Вечер балетов Баланчина отчасти реабилитировал гостей. Правда, и Мариинка здесь играла в поддавки. "Серенада" шла в костюмах из "Жизели" и в составе уровня рядового репертуарного спектакля. Зато "Блудный сын" был именно о блудном сыне. Николя Ле Риш, коренастый и подвижный, как ртуть, изобразил своего героя бузотером и домашним бедствием, у которого каждая мышца играет и заставляет подпрыгивать и бежать из-под благословляющей длани отца. Сирена Дарьи Павленко стала обстоятельной и деловой. Манюэль Легри в "Рубинах" (шедших без декораций) почти отыгрался за "Манон".
Орели Дюпон в роли Джульетты возраст, казалось бы, не мог помешать. Тем более ей достался лучший мариинский Ромео Андриан Фадеев. Но, сделав роль калькой с мариинских балерин, дотянуться до этого уровня "переимчивая" артистка не смогла. Она способна сделать вычурный жест - но не способна наполнить его энергией. После вариации Ромео на балконе в него влюбился, кажется, весь зал. Устояла лишь Джульетта. Деловито встала в арабеск, изобразив спокойную и равнодушную радость. Пока Ромео дрался с Тибальдом - спокойно наблюдала в окошко. Если актерская Франция в прошлом славилась школой представления - то нынешняя Парижская опера ее заметно подзабыла, а к школе переживания и подавно не пришла. По нынешним выступлениям парижских гостей сложно представить и то, что французский и русский балет некогда были близки.

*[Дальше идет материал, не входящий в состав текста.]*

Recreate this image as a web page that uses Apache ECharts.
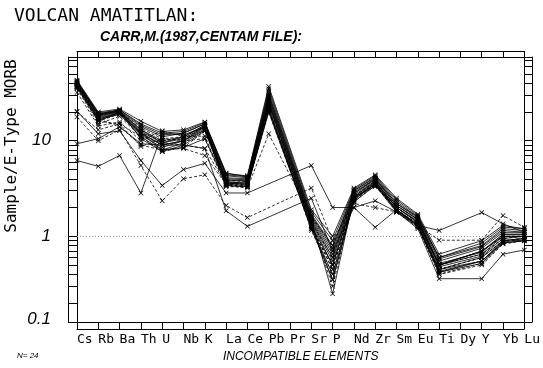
<!DOCTYPE html>
<html><head><meta charset="utf-8">
<script src="https://cdn.jsdelivr.net/npm/echarts@6/dist/echarts.min.js"></script>
<style>html,body{margin:0;padding:0;background:#fff}#c{width:543px;height:368px}</style>
</head><body><div id="c"></div>
<script>
const elements = ['Cs','Rb','Ba','Th','U','Nb','K','La','Ce','Pb','Pr','Sr','P','Nd','Zr','Sm','Eu','Ti','Dy','Y','Yb','Lu'];
const yTickLabels = ['10','1','0.1'];
const sampleCount = 24;
// Sample/E-Type MORB values, order of `elements`
const s1  = [42,19.5,21,15,12,12.5,15.5,4.5,4.3,37,null,1.9,1.0,3.2,4.4,2.5,1.7,0.65,null,0.9,1.3,1.2];
const s2  = [41,19,20.5,14,11,12,15,4.3,4.1,33,null,1.7,0.8,3.0,4.2,2.3,1.6,0.6,null,0.8,1.2,1.15];
const s3  = [40,18.5,20,13,10,11,14.5,4.0,3.9,30,null,1.6,0.7,2.9,4.0,2.2,1.55,0.55,null,0.75,1.1,1.1];
const s4  = [39,18,20,12.5,9.5,10.5,14,3.8,3.8,28,null,1.5,0.6,2.8,3.9,2.1,1.5,0.5,null,0.7,1.05,1.05];
const s5  = [38,17.5,19.5,12,9,10,14,3.7,3.6,26,null,1.45,0.55,2.7,3.8,2.0,1.45,0.5,null,0.65,1.0,1.0];
const s6  = [37,17,19,11.5,8.5,10,13.5,3.6,3.5,25,null,1.4,0.5,2.6,3.7,2.0,1.4,0.48,null,0.62,0.95,1.0];
const s7  = [43,20,21.5,16,12.5,13,15.7,4.6,4.2,35,null,1.8,0.9,3.1,4.3,2.4,1.65,0.6,null,0.85,1.25,1.2];
const s8  = [40,18,20,13.5,10.5,11,14,3.9,3.7,23,null,1.3,0.45,2.5,3.6,1.9,1.35,0.45,null,0.6,0.9,0.95];
const s9  = [39,17,19.5,12,9,10,13,3.5,3.4,21,null,1.25,0.4,2.4,3.5,1.85,1.3,0.43,null,0.55,0.88,0.92];
const s10 = [38,16.5,19,11,8,9.5,13,3.4,3.3,20,null,1.2,0.35,2.3,3.4,1.8,1.25,0.42,null,0.52,0.85,0.9];
const s11 = [41,19,21,14.5,11.5,12,15,4.4,4.2,31,null,1.65,0.75,3.0,4.1,2.2,1.6,0.58,null,0.78,1.15,1.1];
const s12 = [40,18.5,20.5,10.5,7.7,9,12.7,3.9,3.8,27,null,1.5,0.25,2.6,3.7,2.0,1.4,0.5,null,0.7,1.0,1.0];
const s13 = [37,16,19,12,10,10.5,14,3.6,3.5,24,null,1.35,0.3,2.5,3.5,1.9,1.3,0.45,null,0.6,0.9,0.95];
const s14 = [42,19,20.5,13,9.5,11,14.5,4.1,4.0,29,null,1.55,0.65,2.8,4.0,2.1,1.5,0.52,null,0.68,1.05,1.05];
const s15 = [32,14.3,15.7,10,12.7,11,11.2,3.4,3.2,11.8,null,1.6,0.8,2.6,3.3,2.1,1.5,0.5,null,0.7,1.0,1.0];
const s16 = [20.4,11.8,12.7,6.2,3.4,5,5.8,2.84,2.84,null,null,5.5,2.0,2.0,1.24,1.9,1.3,1.15,null,1.77,1.35,1.1];
const s17 = [17.7,10,13,5.5,2.35,4,4.4,2.1,1.57,null,null,3.2,0.9,2.2,2.0,1.8,1.3,0.91,null,0.91,1.65,1.24];
const s18 = [9.3,10.5,14,9.3,9,9,8.3,1.85,1.27,null,null,2.5,0.7,2.0,2.35,1.8,1.2,0.36,null,0.36,0.65,0.72];
const s19 = [6.2,5.4,7,2.84,12,11.5,14,3.7,3.6,25,null,1.3,0.5,2.5,3.5,1.9,1.35,0.45,null,0.55,0.85,0.9];
const s20 = [36,16,15,8.7,10.5,10,10.5,3.3,3.3,22,null,1.15,0.4,2.3,3.4,1.8,1.25,0.4,null,0.5,0.83,0.9];
const s21 = [37,17,14,9,8,8.3,7,3.5,3.4,20,null,1.2,0.5,2.4,3.6,1.9,1.3,0.45,null,0.6,0.9,0.95];
const s22 = [20,13,15,11,9.5,9,8.3,3.5,3.3,24,null,1.4,0.6,2.6,3.8,2.0,1.4,0.5,null,0.65,0.95,1.0];
const s23 = [36,16,20,12,8,8.5,10.5,3.6,3.5,22,null,1.3,0.35,2.5,3.6,1.9,1.3,0.42,null,0.55,0.9,0.95];
const s24 = [35,15,18,11,7.7,8.5,12.7,3.4,3.3,21,null,1.25,0.45,2.4,3.5,1.85,1.28,0.4,null,0.52,0.88,0.92];
const samples = [s1,s2,s3,s4,s5,s6,s7,s8,s9,s10,s11,s12,s13,s14,s15,s16,s17,s18,s19,s20,s21,s22,s23,s24];
const dashed = [false,false,false,false,false,false,false,true,false,false,false,false,true,false,true,false,true,false,false,true,true,true,false,true];

const yMin = 0.1268, yMax = 75.2;
const lMin = Math.log10(yMin), lMax = Math.log10(yMax);
const minorVals = [];
[0.1,1,10].forEach(d=>{for(let k=1;k<10;k++){const v=Math.log10(k*d); if(v>lMin && v<lMax) minorVals.push(v);}});
minorVals.push(lMin+1e-9, lMax-1e-9);
const labelVals = [1, 0, -0.866];

const X = 'path://M0,1L1,0L5,4L9,0L10,1L6,5L10,9L9,10L5,6L1,10L0,9L4,5Z';
const blk = {color:'#000', width:1};
const chart = echarts.init(document.getElementById('c'), null, {renderer:'canvas'});
const series = samples.map((d,i)=>({
  type:'line', data:d, xAxisIndex:0, yAxisIndex:0, connectNulls:true,
  symbol:X, symbolSize:5, showSymbol:true, animation:false,
  itemStyle:{color:'#000'},
  lineStyle:{color:'#000', width:0.8, type: dashed[i]?[3,2]:'solid'},
  z: 3
}));
series[0].markLine = {silent:true, symbol:'none', label:{show:false},
  lineStyle:{color:'#999', width:1, type:[1,2]}, data:[{yAxis:1}], z:1};

const catAxis = (pos, off, tick) => ({
  type:'category', data:elements, boundaryGap:false, position:pos, offset:off,
  axisLine:{show:true, onZero:false, lineStyle:blk}, axisTick:{show:tick>0, length:tick, inside:false, interval:0, lineStyle:blk},
  axisLabel:{show:false}, splitLine:{show:false}
});
const valAxis = (pos, off, tick) => ({
  type:'value', min:lMin, max:lMax, position:pos, offset:off,
  axisLine:{show:true, onZero:false, lineStyle:blk},
  axisTick:{show:tick>0, length:tick, inside:false, customValues:minorVals, lineStyle:blk},
  axisLabel:{show:false}, splitLine:{show:false}
});
const xa0 = catAxis('bottom',0,7);
xa0.axisLabel = {show:true, interval:0, align:'left', margin:11, color:'#000', fontFamily:'DejaVu Sans Mono', fontSize:13};
xa0.name = 'INCOMPATIBLE ELEMENTS'; xa0.nameLocation='middle'; xa0.nameGap=29;
xa0.nameTextStyle = {fontFamily:'Liberation Sans', fontStyle:'italic', fontSize:12, color:'#000'};
const ya1 = valAxis('left',0,9);
ya1.axisLabel = {show:true, customValues:labelVals, margin:26, color:'#000', fontFamily:'Liberation Sans', fontStyle:'italic', fontSize:17,
  formatter: v => v>0.5 ? yTickLabels[0] : (v>-0.5 ? yTickLabels[1] : yTickLabels[2])};

const option = {
  animation:false,
  backgroundColor:'#fff',
  title:[
    {text:'VOLCAN AMATITLAN:', left:14, top:7, padding:0, textStyle:{fontFamily:'DejaVu Sans Mono', fontSize:18, fontWeight:'normal', color:'#000'}},
    {text:'CARR,M.(1987,CENTAM FILE):', left:100, top:30, padding:0, textStyle:{fontFamily:'Liberation Sans', fontStyle:'italic', fontWeight:'bold', fontSize:14, color:'#000'}},
    {text:'N= '+sampleCount, left:17, top:352, padding:0, textStyle:{fontFamily:'Liberation Sans', fontStyle:'italic', fontWeight:'normal', fontSize:8, color:'#000'}}
  ],
  graphic:[{type:'text', x:12, y:146, rotation:Math.PI/2,
    style:{text:'Sample/E-Type MORB', fill:'#000', font:'16px "DejaVu Sans Mono"', textAlign:'center', textVerticalAlign:'middle'}}],
  grid:{left:77, right:16, top:57, bottom:42},
  xAxis:[xa0, catAxis('bottom',7,0), catAxis('top',0,6), catAxis('top',6,0)],
  yAxis:[
    {type:'log', logBase:10, min:yMin, max:yMax, show:false, splitLine:{show:false}},
    ya1, valAxis('left',9,0), valAxis('right',0,8), valAxis('right',8,0)
  ],
  series: series
};
chart.setOption(option);
</script></body></html>
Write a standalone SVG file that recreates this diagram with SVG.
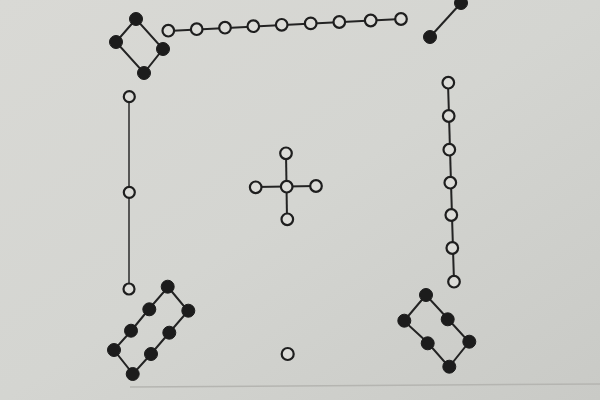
<svg xmlns="http://www.w3.org/2000/svg" width="600" height="400" viewBox="0 0 600 400">
<defs>
<linearGradient id="bg" x1="0" y1="0" x2="1" y2="1">
<stop offset="0" stop-color="#d9d9d5"/>
<stop offset="0.5" stop-color="#d4d5d1"/>
<stop offset="1" stop-color="#c9cac6"/>
</linearGradient>
<style>
.w{fill:#dcdcd8;stroke:#1e1e1e;stroke-width:2.2}
.b{fill:#1c1c1c;stroke:#1c1c1c;stroke-width:1}
.c{fill:none;stroke:#232323;stroke-width:2}
.c1{fill:none;stroke:#2a2a2a;stroke-width:1.5}
</style>
</defs>
<rect width="600" height="400" fill="url(#bg)"/>
<line x1="130" y1="387" x2="600" y2="384" stroke="#b5b5b1" stroke-width="1.5"/>
<g id="connectors">
<polygon class="c" points="136,19 116,42 144,73 163,49"/>
<polyline class="c" points="168,31 401,19"/>
<line class="c" x1="461" y1="3" x2="430" y2="37"/>
<polyline class="c" points="448,83 454,282"/>
<line class="c1" x1="129" y1="97" x2="129" y2="289"/>
<line class="c" x1="256" y1="187" x2="316" y2="186"/>
<line class="c" x1="286" y1="153" x2="287" y2="219"/>
<polygon class="c" points="168,287 188,311 169,333 151,354 133,374 114,350 131,331 149,309"/>
<polygon class="c" points="426,295 404,321 428,343 449,367 469,342 448,319"/>
</g>
<g id="four">
<circle class="b" cx="136" cy="19" r="6.5"/>
<circle class="b" cx="116" cy="42" r="6.5"/>
<circle class="b" cx="144" cy="73" r="6.5"/>
<circle class="b" cx="163" cy="49" r="6.5"/>
</g>
<g id="nine">
<circle class="w" cx="168.3" cy="30.7" r="5.8"/>
<circle class="w" cx="196.7" cy="29.2" r="5.8"/>
<circle class="w" cx="225" cy="27.7" r="5.8"/>
<circle class="w" cx="253.3" cy="26.2" r="5.8"/>
<circle class="w" cx="281.7" cy="24.8" r="5.8"/>
<circle class="w" cx="310.7" cy="23.4" r="5.8"/>
<circle class="w" cx="339.3" cy="22" r="5.8"/>
<circle class="w" cx="370.7" cy="20.5" r="5.8"/>
<circle class="w" cx="401" cy="19" r="5.8"/>
</g>
<g id="two">
<circle class="b" cx="461" cy="3" r="6.5"/>
<circle class="b" cx="430" cy="37" r="6.5"/>
</g>
<g id="seven">
<circle class="w" cx="448.3" cy="82.7" r="5.8"/>
<circle class="w" cx="448.7" cy="116" r="5.8"/>
<circle class="w" cx="449.3" cy="149.7" r="5.8"/>
<circle class="w" cx="450.3" cy="182.7" r="5.8"/>
<circle class="w" cx="451.3" cy="215" r="5.8"/>
<circle class="w" cx="452.3" cy="248" r="5.8"/>
<circle class="w" cx="454" cy="281.7" r="5.8"/>
</g>
<g id="three">
<circle class="w" cx="129.3" cy="96.7" r="5.5"/>
<circle class="w" cx="129.3" cy="192.3" r="5.5"/>
<circle class="w" cx="129" cy="289" r="5.5"/>
</g>
<g id="five">
<circle class="w" cx="286.7" cy="186.7" r="5.8"/>
<circle class="w" cx="286" cy="153.3" r="5.8"/>
<circle class="w" cx="287.3" cy="219.3" r="5.8"/>
<circle class="w" cx="255.7" cy="187.3" r="5.8"/>
<circle class="w" cx="316" cy="186" r="5.8"/>
</g>
<g id="eight">
<circle class="b" cx="167.7" cy="286.7" r="6.5"/>
<circle class="b" cx="188.3" cy="310.7" r="6.5"/>
<circle class="b" cx="169.3" cy="332.7" r="6.5"/>
<circle class="b" cx="151" cy="354" r="6.5"/>
<circle class="b" cx="132.7" cy="374" r="6.5"/>
<circle class="b" cx="114" cy="350" r="6.5"/>
<circle class="b" cx="131" cy="330.7" r="6.5"/>
<circle class="b" cx="149.3" cy="309.3" r="6.5"/>
</g>
<g id="one">
<circle class="w" cx="287.7" cy="354" r="6"/>
</g>
<g id="six">
<circle class="b" cx="426" cy="295" r="6.5"/>
<circle class="b" cx="404.3" cy="320.7" r="6.5"/>
<circle class="b" cx="447.7" cy="319.3" r="6.5"/>
<circle class="b" cx="427.7" cy="343.3" r="6.5"/>
<circle class="b" cx="469.3" cy="341.7" r="6.5"/>
<circle class="b" cx="449.3" cy="366.7" r="6.5"/>
</g>
</svg>
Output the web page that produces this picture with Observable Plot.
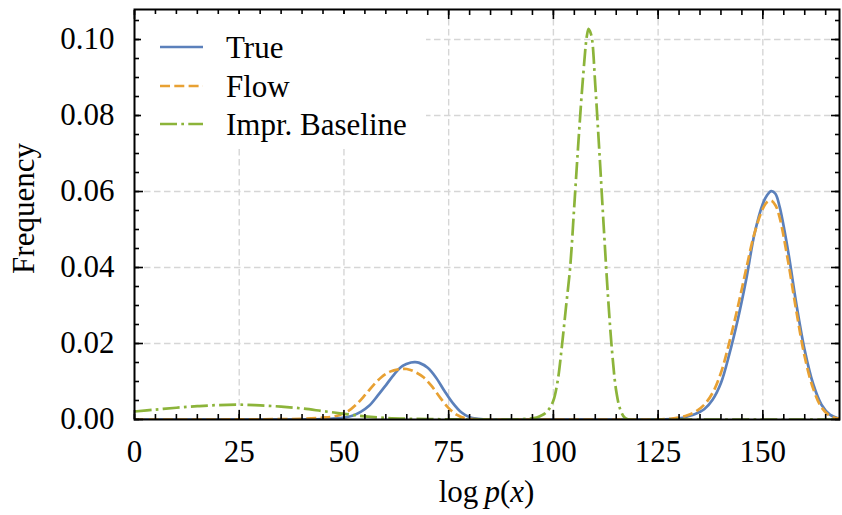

Итак, Мариинка подошла к финалу второго балетного фестиваля. В этот раз репертуар был составлен "неакадемично": не показали ни "Жизели", ни "Спящей красавицы", ни "Баядерки", ни "Дон Кихота". А гастролеры представили одну из ведущих балетных трупп мира. Ну что же, они сделали свое дело: у нас возросла гордость за достижения собственного Мариинского балета.